In the past 65 years, the magic number has been a minimum of 38.5% for a majority and a minimum of 33.1% (the Liberal 2019 result) for a plurality of the seats, which historically leads to a minority government. The highest popular vote that did not translate into a majority was 41.5% (Pearson, 1963), therefore, the modern-day range has been 38.5% to qualify for a majority and over 41.5% to most likely be free and clear of a minority.
In fact, the 2019 election was the first time the governing party was elected with less than 34% of the popular vote. Justin Trudeau’s 33.1% was the new low, falling beneath John A. Macdonald’s 34.8% from Canada’s first post-Confederation election in 1867.
In 2019, the relative standings of the major parties were fairly consistent except for a latter-campaign uptick for the NDP. No major reversals of fortune took place with no party able to pull away to gain a majority.
It was a different story in 2015. The Liberals eclipsed the NDP mid-campaign, won the ‘Stop Harper primary’, and gained separation over a static Conservative voter base. (In 2011, Jack Layton’s NDP eclipsed Michael Ignatieff’s Liberals during the writ period).
There are different pathways to a majority as parties cobble together seats across the provinces. For the Liberals, a assuming they are BLOCked from major gains in Quebec, it’s getting more out the regions outside of Ontario. For the Conservatives, it’s doing better, much better, in Ontario – in 2011, Stephen Harper won 69% of Ontario’s seats, but in 2019, Andrew Scheer only took 30% of the seats there. For both the reds and the blues, the competitive British Columbia battleground can add the mustard to the winning hot dog.

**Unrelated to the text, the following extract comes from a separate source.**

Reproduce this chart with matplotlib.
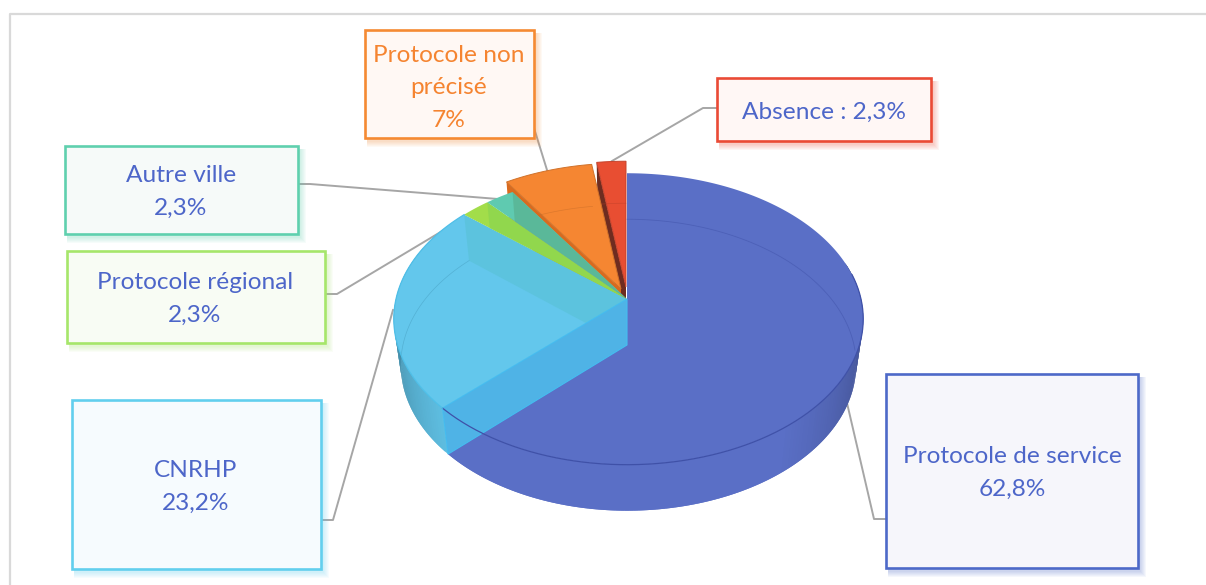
import numpy as np
import matplotlib
matplotlib.use('Agg')
from matplotlib import pyplot as plt
from matplotlib.colors import to_rgb
from matplotlib.patches import Polygon, Rectangle

plt.rcParams['font.family'] = ['Lato', 'DejaVu Sans']

names = ['Protocole de service', 'CNRHP', 'Protocole régional', 'Autre ville', 'Protocole non\nprécisé', 'Absence']
values = [62.8, 23.2, 2.3, 2.3, 7, 2.3]
texts = ['62,8%', '23,2%', '2,3%', '2,3%', '7%', '2,3%']
colors = ['#5a6fc6', '#63c7ec', '#a2dd4a', '#5fcab0', '#f58632', '#e84e32']
wall_tint = [None, '#5bc3dc', '#8fd64e', '#5ab596']
box_colors = ['#4d69c8', '#62cfee', '#a6e66a', '#5fd0ae', '#f58a32', '#ea4a35']
box_fill = ['#f6f6fb', '#f6fbfe', '#f8fcf4', '#f6faf9', '#fff8f4', '#fff7f5']

# box x0, y0, x1, y1 and text centre, in pixels
boxes = [(886, 374, 1138, 568), (72, 400, 321, 569), (67, 251, 325, 343),
         (65, 146, 298, 234), (365, 30, 534, 138), (717, 78, 931, 141)]
centres = [(1012, 473), (196, 487), (195, 299), (181, 192), (449, 88), (824, 112)]
leaders = [[(847, 403), (874, 519), (886, 519)],
           [(393, 310), (333, 520), (321, 520)],
           [(325, 294), (337, 294), (464, 218)],
           [(298, 184), (310, 184), (498, 199)],
           [(534, 128), (547, 170)],
           [(717, 108), (703, 108), (612, 161)]]

CX, CY = 627, 299
A_RIGHT, A_LEFT, B, F = 234, 231, 143, 7.3
DEPTH = 46
LOW = 0.97
TEXT_BLUE = '#4d66c9'


def rim(t, dx=0, dy=0):
    t = np.radians(t)
    s = F / (F + np.cos(t))
    a = np.where(np.sin(t) < 0, A_LEFT, A_RIGHT)
    return np.column_stack([CX + dx + a * np.sin(t) * s, CY + dy - B * np.cos(t) * s])


def low(t, dx=0, dy=0):
    t = np.radians(t)
    s = F / (F + np.cos(t))
    a = np.where(np.sin(t) < 0, A_LEFT, A_RIGHT)
    return np.column_stack([CX + dx + LOW * a * np.sin(t) * s, CY + dy + DEPTH - B * np.cos(t) * s])


def arc(t0, t1):
    return np.linspace(t0, t1, int(abs(t1 - t0)) + 2)


def face_pts(t0, t1, dx=0, dy=0):
    return np.vstack([[CX + dx, CY + dy], rim(arc(t0, t1), dx, dy)])


def side_wall(t, dx=0, dy=0):
    return np.vstack([rim([t], dx, dy), [[CX + dx, CY + dy], [CX + dx, CY + dy + DEPTH]], low([t], dx, dy)])


def mix(c, k):
    return tuple(np.clip(np.array(to_rgb(c)) * k, 0, 1))


fig = plt.figure(figsize=(12.06, 5.85), dpi=100)
ax = fig.add_axes([0, 0, 1, 1])
ax.set_xlim(0, 1206)
ax.set_ylim(585, 0)
ax.axis('off')

# frame of the slide
ax.plot([10, 10, 1206], [585, 14, 14], color='#d9d9d9', lw=1.6, zorder=1)

# leader lines
for pts in leaders:
    pts = np.array(pts)
    ax.plot(pts[:, 0], pts[:, 1], color='#a6a6a6', lw=1.4, zorder=2)

edges = np.cumsum([0] + values) / sum(values) * 360
angles = list(zip(edges[:-1], edges[1:]))
z = 3

# exploded slices first, they sit behind
shift = {4: (-6, -10), 5: (-1, -12)}
wall_col = {4: '#d96a1e', 5: '#6e2c20'}
for i in [5, 4]:
    t0, t1 = angles[i]
    dx, dy = shift[i]
    ax.add_patch(Polygon(side_wall(t0, dx, dy), fc=wall_col[i], ec='none', zorder=z))
    z += 1
    face = Polygon(face_pts(t0, t1, dx, dy), fc=colors[i], ec=mix(colors[i], 0.85), lw=0.7, zorder=z)
    ax.add_patch(face)
    z += 1
    lo = low(arc(t0, t1), dx, dy - 4)
    ax.plot(lo[:, 0], lo[:, 1], color=mix(colors[i], 0.8), lw=0.5, alpha=0.5, zorder=z)
    z += 1

# outer walls, thin quads that overlap so no seams show
walls = [(0, 75, angles[0][1], lambda f: 0.62 + 0.38 * min(f / 0.45, 1)),
         (1, angles[1][0], 292, lambda f: 0.95 - 0.42 * f)]
for i, a0, a1, shade in walls:
    ts = arc(a0, a1)
    for j in range(len(ts) - 1):
        quad = np.vstack([rim(ts[j:j + 3]), low(ts[j:j + 3])[::-1]])
        c = mix(colors[i], shade(j / (len(ts) - 1)))
        ax.add_patch(Polygon(quad, fc=c, ec='none', zorder=z))
        z += 0.001
z = int(z) + 1

# flat faces of the slices still in place
for i in range(4):
    t0, t1 = angles[i]
    face = Polygon(face_pts(t0, t1), fc=colors[i], ec='none', zorder=z)
    ax.add_patch(face)
    z += 1
    if i > 0:
        # end wall seen through the top
        wall = Polygon(side_wall(t1), fc=wall_tint[i], ec='none', alpha=0.85, zorder=z)
        ax.add_patch(wall)
        wall.set_clip_path(face)
        z += 1

# wall of the CNRHP slice seen over the big slice
t = angles[1][0]
ax.add_patch(Polygon(side_wall(t), fc='#4fb3e6', ec='#45bdf0', lw=0.8, zorder=z))
z += 1

# far and near rims seen through the top
lo = low(arc(262, angles[1][1]))
ax.plot(lo[:, 0], lo[:, 1], color='#3c8fb0', lw=0.5, alpha=0.4, zorder=z)
lo = low(arc(0, 92))
ax.plot(lo[:, 0], lo[:, 1], color='#3f51a8', lw=0.6, alpha=0.5, zorder=z)
up = rim(arc(80, angles[0][1]))
ax.plot(up[:, 0], up[:, 1], color='#3f51a8', lw=0.9, zorder=z)
up = rim(arc(angles[1][0], angles[1][1]))
ax.plot(up[:, 0], up[:, 1], color='#4fbfe8', lw=0.9, zorder=z)
z += 1

# label boxes
for i, (x0, y0, x1, y1) in enumerate(boxes):
    for k in range(6, 0, -1):
        ax.add_patch(Rectangle((x0 + 2, y0 + 3), x1 - x0 + k, y1 - y0 + k, fc=box_colors[i],
                               ec='none', alpha=0.05, zorder=z))
    ax.add_patch(Rectangle((x0, y0), x1 - x0, y1 - y0, fc=box_fill[i], ec=box_colors[i], lw=1.9, zorder=z + 1))
    c = '#f58430' if i == 4 else TEXT_BLUE
    if i == 5:
        label = names[i] + ' : ' + texts[i]
    else:
        label = names[i] + '\n' + texts[i]
    ax.text(centres[i][0], centres[i][1], label, ha='center', va='center', color=c,
            fontsize=17.6, linespacing=1.66, zorder=z + 2)

fig.savefig('out.png', dpi=100)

Momentum shifts can take place, sometimes imperceptibly. The public pollsters are telling us, in Election 2021, that no party has demonstrated it’s in ‘majority territory’. In this day and age, with the Bloc taking a good share of votes in Quebec, and the Greens and PPC carving upwards of 10% of the vote, a majority may not require 38.5%, but until a party climbs above 36-37%, it’s most likely that a minority government, in some form, will be the likely outcome.
Justin Trudeau’s Liberals won a plurality of seats with an even lower popular vote than 2019, dropping from 33.1% to 32.6%., thus it was the first time a government had been elected with less than 33% of the popular vote. Erin O’Toole’s Conservatives had a higher popular vote with 33.7%, though it was lower than Andrew Scheer’s level in 2019. The Liberals obviously had a more efficient vote, winning more seats by a slimmer margin, while the Conservatives won many seats by a large margin (e.g., Alberta and Saskatchewan).